Je les observe se lever et sortir un à un de la pièce, la mine plus sombre pour certains que pour d’autres. Les deux autres Anciens n’ont pas bronché, mais ils ne sont pas d’accord pour autant, et j’espère que chacun saura tenir sa langue pour que cela ne remonte pas jusqu’à Lichtin.

Je pose ma main sur le bras de Mathias pour lui indiquer de rester là, et fais signe à Arthur de patienter, le temps que tout ce petit monde nous laisse le champ libre. Un soupir m’échappe quand je referme la porte derrière eux et me tourne vers mon Bûcheron et mon bras droit.

- Eh bien, sacrée réunion… Fallait que la Vierge s’en mêle en plus, ris-je nerveusement.

- Ça s'est bien passé, je trouve, me répond Arthur en venant me serrer dans ses bras.

- Pas trop mal, oui… Merci du soutien, je suis contente que tu me trouves au moins une qualité !

- Oh moi, je t’en trouve beaucoup, rit-il un peu gêné.

- Ouais, vas-y, Arthur, tu vas galérer ! s’amuse Snow. Tu aurais dû dire : “Parmi les nombreuses qualités de cette femme, il en est une qui met en exergue ses charmes encore plus que les autres.”

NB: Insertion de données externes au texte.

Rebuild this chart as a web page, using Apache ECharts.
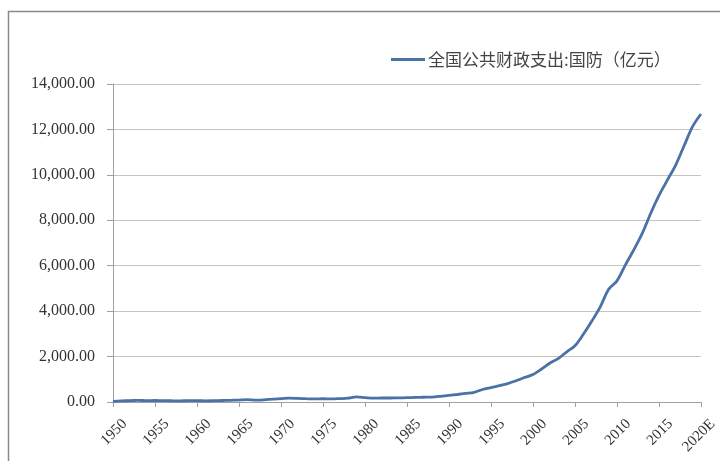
<!DOCTYPE html>
<html>
<head>
<meta charset="utf-8">
<script src="https://cdn.jsdelivr.net/npm/echarts@6/dist/echarts.min.js"></script>
<style>
html,body{margin:0;padding:0;background:#fff;}
#c{width:720px;height:461px;}
</style>
</head>
<body>
<div id="c"></div>
<script>
var years = ['1950','1951','1952','1953','1954','1955','1956','1957','1958','1959',
'1960','1961','1962','1963','1964','1965','1966','1967','1968','1969',
'1970','1971','1972','1973','1974','1975','1976','1977','1978','1979',
'1980','1981','1982','1983','1984','1985','1986','1987','1988','1989',
'1990','1991','1992','1993','1994','1995','1996','1997','1998','1999',
'2000','2001','2002','2003','2004','2005','2006','2007','2008','2009',
'2010','2011','2012','2013','2014','2015','2016','2017','2018','2019','2020E'];
var defense = [28.01,52.64,57.84,75.38,58.13,65.00,61.17,55.11,50.00,58.00,
58.00,50.00,57.00,66.42,72.86,86.76,101.01,83.00,94.09,126.18,
145.26,169.47,159.39,145.39,133.39,142.46,134.45,149.04,167.84,222.64,
193.84,167.97,176.35,177.13,180.76,191.53,200.75,209.62,218.00,251.47,
290.31,330.31,377.86,425.80,550.71,636.72,720.06,812.57,934.70,1076.40,
1207.54,1442.04,1707.78,1907.87,2200.01,2474.96,2979.38,3554.91,4178.76,4951.10,
5333.37,6027.91,6691.92,7410.62,8289.54,9087.84,9765.84,10432.37,11280.46,12122.10,12680.05];
var seriesName = '全国公共财政支出:国防（亿元）';
var yTicks = [0,2000,4000,6000,8000,10000,12000,14000];

var chart = echarts.init(document.getElementById('c'));
var serif = '"Liberation Serif","Noto Sans CJK SC",serif';
chart.setOption({
  animation:false,
  backgroundColor:'#fff',
  graphic:[{type:'rect',shape:{x:8.5,y:11.5,width:740,height:480},style:{fill:'none',stroke:'#8a8a8a',lineWidth:1.5},silent:true}],
  legend:{
    data:[seriesName],
    left:386, top:46,
    icon:'rect', itemWidth:34, itemHeight:3, itemGap:4,
    textStyle:{fontFamily:'"Noto Sans CJK SC",serif',fontSize:17,color:'#444',padding:[0,0,0,-2]}
  },
  grid:{left:113,right:18,top:84,bottom:59,containLabel:false},
  xAxis:{
    type:'category', data:years, boundaryGap:false,
    axisLine:{lineStyle:{color:'#a0a0a0',width:1}},
    axisTick:{interval:4,length:5,lineStyle:{color:'#a0a0a0'}},
    axisLabel:{interval:4,rotate:45,margin:8,verticalAlign:'top',padding:[9,0,0,0],
      fontFamily:serif,fontSize:15,color:'#333'}
  },
  yAxis:{
    type:'value', min:yTicks[0], max:yTicks[yTicks.length-1], interval:2000,
    axisLine:{show:true,lineStyle:{color:'#a0a0a0'}},
    axisTick:{show:true,length:6,lineStyle:{color:'#a0a0a0'}},
    splitLine:{lineStyle:{color:'#c4c4c4',width:1}},
    axisLabel:{margin:18,fontFamily:serif,fontSize:16,color:'#333',
      formatter:function(v){return v.toLocaleString('en-US',{minimumFractionDigits:2,maximumFractionDigits:2});}}
  },
  series:[{
    name:seriesName, type:'line', data:defense,
    symbol:'none', smooth:0.3,
    lineStyle:{color:'#4a72a6',width:2.8},
    itemStyle:{color:'#4a72a6'}
  }]
});
</script>
</body>
</html>
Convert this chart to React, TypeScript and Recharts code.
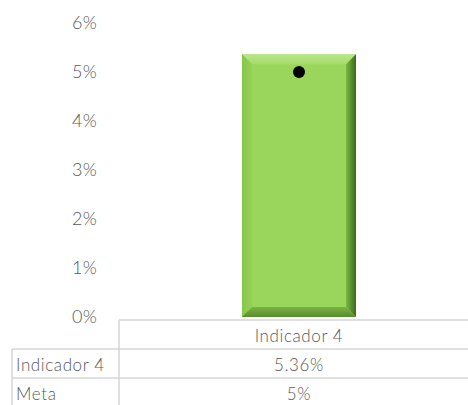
import React from 'react';
import { ComposedChart, Bar, Line, XAxis, YAxis } from 'recharts';

const categories = ['Indicador 4'];
const indicadorValues = [0.0536];
const metaValues = [0.05];
const yTicks = [0, 0.01, 0.02, 0.03, 0.04, 0.05, 0.06];
const rowLabels = ['Indicador 4', 'Meta'];

const data = categories.map((c, i) => ({ name: c, indicador: indicadorValues[i], meta: metaValues[i] }));
const seriesKeys = ['indicador', 'meta'];

const FONT = 'Lato, "Open Sans", sans-serif';
const TEXT = '#595959';
const GRID = '#d6d6d6';

const pct = (v: number) => `${+(v * 100).toFixed(2)}%`;

const BevelBar = (props: any) => {
  const { x, y, width, height } = props;
  if (!height || height <= 0) return null;
  const b = 10;
  const x2 = x + width;
  const y2 = y + height;
  return (
    <g>
      <rect x={x} y={y} width={width} height={height} fill="#9ad65c" />
      <polygon points={`${x},${y} ${x2},${y} ${x2 - b},${y + b} ${x + b},${y + b}`} fill="url(#bevTop)" />
      <polygon points={`${x},${y} ${x + b},${y + b} ${x + b},${y2 - b} ${x},${y2}`} fill="url(#bevLeft)" />
      <polygon points={`${x2},${y} ${x2},${y2} ${x2 - b},${y2 - b} ${x2 - b},${y + b}`} fill="url(#bevRight)" />
      <polygon points={`${x},${y2} ${x2},${y2} ${x2 - b},${y2 - b} ${x + b},${y2 - b}`} fill="url(#bevBottom)" />
    </g>
  );
};

const TableTick = (props: any) => {
  const { x, y, payload, index } = props;
  const i = index ?? 0;
  const top = y + 3;
  const r1 = top + 29;
  const r2 = r1 + 29;
  const bottom = 410;
  const leftCol = 119;
  const farLeft = 12;
  const right = 468;
  const values = [indicadorValues[i], metaValues[i]];
  return (
    <g fontFamily={FONT} fontSize={17} fontWeight={300} letterSpacing={0.6} fill={TEXT}>
      <line x1={leftCol} y1={top} x2={right} y2={top} stroke={GRID} strokeWidth={1.5} />
      <line x1={farLeft} y1={r1} x2={right} y2={r1} stroke={GRID} strokeWidth={1.5} />
      <line x1={farLeft} y1={r2} x2={right} y2={r2} stroke={GRID} strokeWidth={1.5} />
      <line x1={leftCol} y1={top} x2={leftCol} y2={bottom} stroke={GRID} strokeWidth={1.5} />
      <line x1={farLeft} y1={r1} x2={farLeft} y2={bottom} stroke={GRID} strokeWidth={1.5} />
      <text x={x} y={top + 15} textAnchor="middle" dominantBaseline="central">{payload.value}</text>
      {rowLabels.map((lab, k) => (
        <text key={'l' + k} x={16} y={r1 + 15 + k * 29} dominantBaseline="central">{lab}</text>
      ))}
      {values.map((v, k) => (
        <text key={'v' + k} x={x} y={r1 + 15 + k * 29} textAnchor="middle" dominantBaseline="central">{pct(v)}</text>
      ))}
    </g>
  );
};

const MetaDot = (props: any) => {
  const { cx, cy } = props;
  if (cx == null || cy == null) return null;
  return <circle cx={cx} cy={cy} r={6} fill="#000" />;
};

export default function App() {
  return (
    <div style={{ position: 'absolute', left: 0, top: 0, width: 468, height: 405, overflow: 'hidden', background: '#fff' }}>
      <ComposedChart width={480} height={405} data={data} margin={{ top: 23, right: 1, bottom: 0, left: 0 }}>
        <defs>
          <linearGradient id="bevTop" x1="0" y1="0" x2="0" y2="1">
            <stop offset="0%" stopColor="#b9e688" />
            <stop offset="100%" stopColor="#a6dc6c" />
          </linearGradient>
          <linearGradient id="bevLeft" x1="0" y1="0" x2="1" y2="0">
            <stop offset="0%" stopColor="#86c64a" />
            <stop offset="100%" stopColor="#95d257" />
          </linearGradient>
          <linearGradient id="bevRight" x1="0" y1="0" x2="1" y2="0">
            <stop offset="0%" stopColor="#7bb842" />
            <stop offset="100%" stopColor="#3e6a1b" />
          </linearGradient>
          <linearGradient id="bevBottom" x1="0" y1="0" x2="0" y2="1">
            <stop offset="0%" stopColor="#7ab443" />
            <stop offset="100%" stopColor="#5a8c2c" />
          </linearGradient>
        </defs>
        <XAxis
          dataKey="name"
          axisLine={false}
          tickLine={false}
          tickSize={0}
          tickMargin={0}
          height={88}
          interval={0}
          tick={<TableTick />}
        />
        <YAxis
          domain={[0, 0.06]}
          ticks={yTicks}
          tickFormatter={(v: number) => pct(v)}
          axisLine={false}
          tickLine={false}
          tickSize={0}
          tickMargin={22}
          width={119}
          tick={{ fill: TEXT, fontSize: 18, fontFamily: FONT, fontWeight: 300, letterSpacing: 0.3 }}
        />
        <Bar dataKey={seriesKeys[0]} barSize={114} shape={<BevelBar />} isAnimationActive={false} />
        <Line dataKey={seriesKeys[1]} stroke="none" dot={<MetaDot />} activeDot={false} isAnimationActive={false} />
      </ComposedChart>
    </div>
  );
}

- Nom de dieu, Snow, tu parles bien quand tu veux, ris-je avant d’embrasser Arthur au coin des lèvres. Beaucoup ? J’attends une liste écrite au plus vite, j’ai besoin d’un peu de confiance, charmant Bûcheron.

- Ah parce qu’en plus, c’est à moi de faire la liste ? dit-il amusé. Moi qui pensais que j’allais pouvoir me reposer, c’est mort ! La liste est si longue que ça risque de prendre toute la nuit.

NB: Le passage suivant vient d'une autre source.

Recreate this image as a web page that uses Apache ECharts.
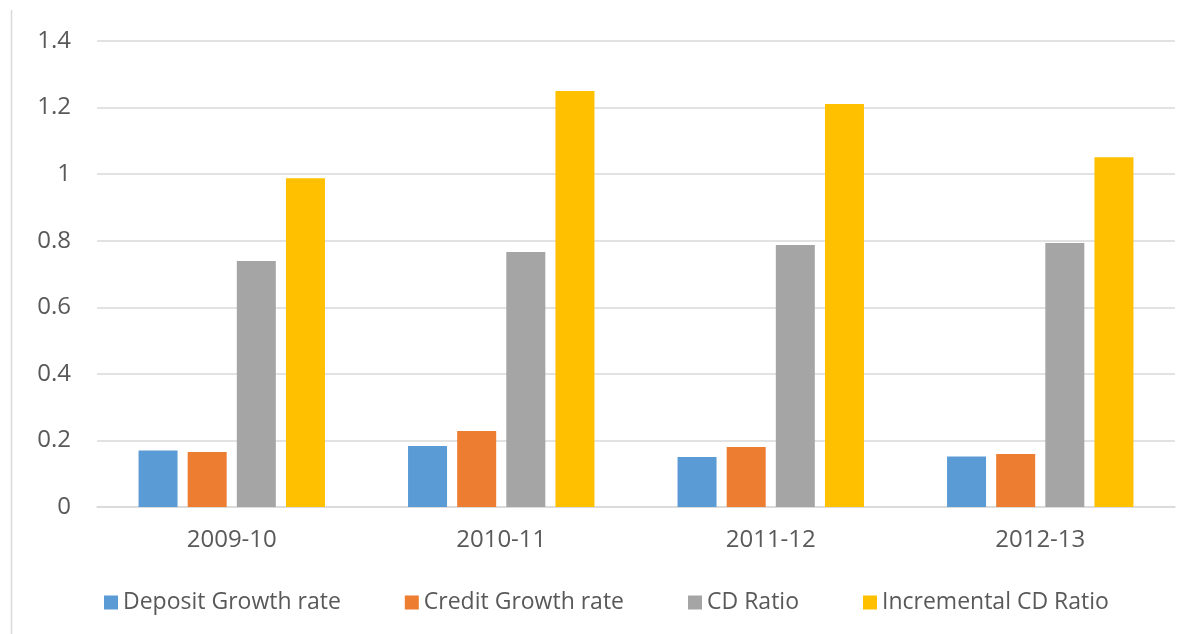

- Tu peux t’installer, et interdiction de dormir tant qu’elle n’est pas complète, dis-je en lui faisant un clin d'œil. Plus sérieusement, est-ce qu’on peut bosser un peu tous les trois sur la carte du coin et réfléchir à la stratégie à adopter dans mes quartiers ? Promis, je ne vous garde pas toute la nuit, mais il paraît que je manque d’organisation et j’ai besoin de poser les choses avec vous.

- Tu sais que je ne rigolais pas quand je disais que je te faisais confiance, Julia ?

- Et c’est réciproque. Te voilà membre du club des deux, Arthur, et je t’assure que ce n’est pas donné à n’importe qui d’y entrer, ris-je.

- Il est nul le nom de votre club !

- Désolé mon pote, mais on était deux quand on l’a choisi, ricane Snow. T’as pas voix à ce chapitre-là. Te plains pas qu’on te laisse y entrer, déjà.

- Je m’incline. Et pour le plan, on trouve la Grotte, on met un panneau : “voici la sortie” et on fait des entraînements de course à pied ? Ça devrait suffire non ?

Je l’observe un moment sans rien dire avant d’éclater de rire. Est-ce qu’il est sérieux ou c’était une blague ? Un petit panneau et de la course à pied, c’est tout ? Parfois, je ne sais pas quoi penser de ses répliques. Et le pire, c’est que souvent, j’adore ça. C’est rafraîchissant et cela me permet de respirer un coup et d’oublier la pression des responsabilités.